Author SHA1 Message Date
rofl0r 7d1e86ccae don't try to send 408 error to closed client socket
read_request_line() is exercised on the client's fd, and it fails
when the client closed the connection. therefore it's wrong
to send an error message to the client in this situation.
additionally, the error message states that the server closed
the connection.

might fix #383
2022-05-02 14:50:42 +00:00
rofl0r 235b1c10a7 implement filtertype keyword and fnmatch-based filtering
as suggested in #212, it seems the majority of people don't understand
that input was expected to be in regex format and people were using
filter lists containing plain hostnames, e.g. `www.google.com`.

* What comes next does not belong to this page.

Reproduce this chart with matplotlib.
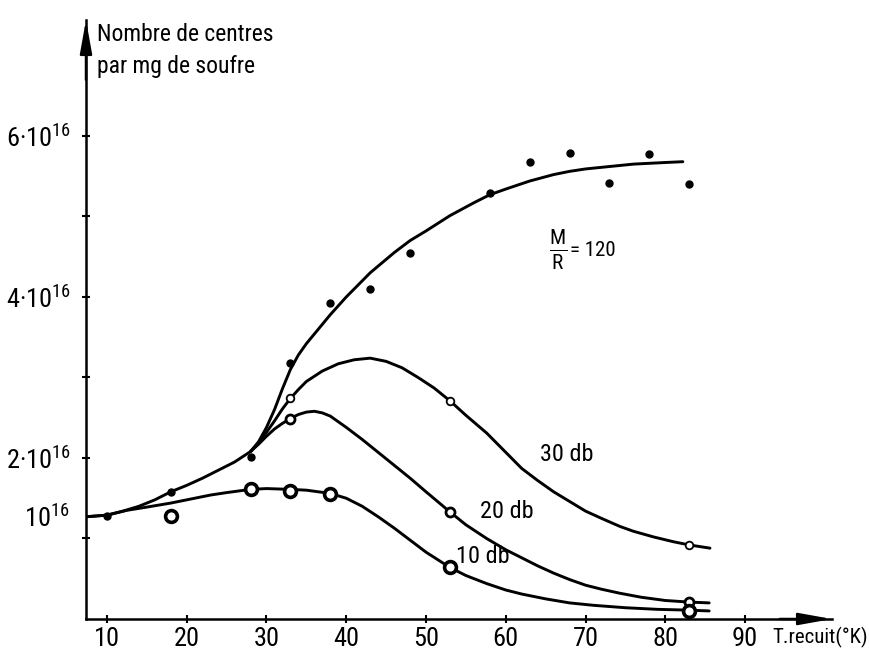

apart from that, using fnmatch() for matching is actually a lot less
computationally expensive and allows to use big blacklists without
incurring a huge performance hit.

the config file now understands a new option `FilterType` which can
be one of `bre`, `ere` and `fnmatch`.
The `FilterExtended` option was deprecated in favor of it.
It still works, but will be removed in the release after the next.
2022-05-02 13:13:40 +00:00
Malte S. Stretz 1576ee279f Return 5xx when upstream is unreachable
Currently a 404 is returned for a misconfigured or unavailable upstream
server.  Since that's a server error it should be a 5xx instead; a 404
is confusing when used as a forward proxy and might even be harmful when
used as a reverse proxy.

It is debatable if another 5xx code might be better; the misconfigured
situation might better be a 500 whereas the connection issue could be
a 503 instead (as used eg. in haproxy).
2022-02-13 21:46:03 +00:00
rofl0r eced6822f8 properly deal with client sending chunked data
this fixes OPTIONS requests sent from apache SVN client using their
native HTTP proxy support.

closes #421

tested with `svn info http://svnmir.bme.freebsd.org/ports/`
2022-02-13 21:11:37 +00:00
rofl0r 79d0b0fa79 fix timeout not being applied to outgoing connections
the fix in 0b9a74c290 was incomplete, as it
applied the socket timeout only to the socket received from accept(), but
not to sockets created for outgoing connections.
2022-01-20 20:25:42 +00:00
rofl0r 39d7bf6c70 improve error message for "Error reading readable client_fd"
maybe this helps to track down the cause of #383.
2021-07-23 20:17:18 +01:00
rofl0r 563978a3ea socks4 upstream: add safety check for hostname length 2021-06-25 02:55:22 +01:00
rofl0r 7ea9f80d3f fix segfault in socks4 upstream with unresolvable hostname
using a socks4 tor upstream with an .onion url resulted in
gethostbyname() returning NULL and a subsequent segfault.
not only did the code not check the return value of gethostbyname(),
that resolver API itself isn't threadsafe.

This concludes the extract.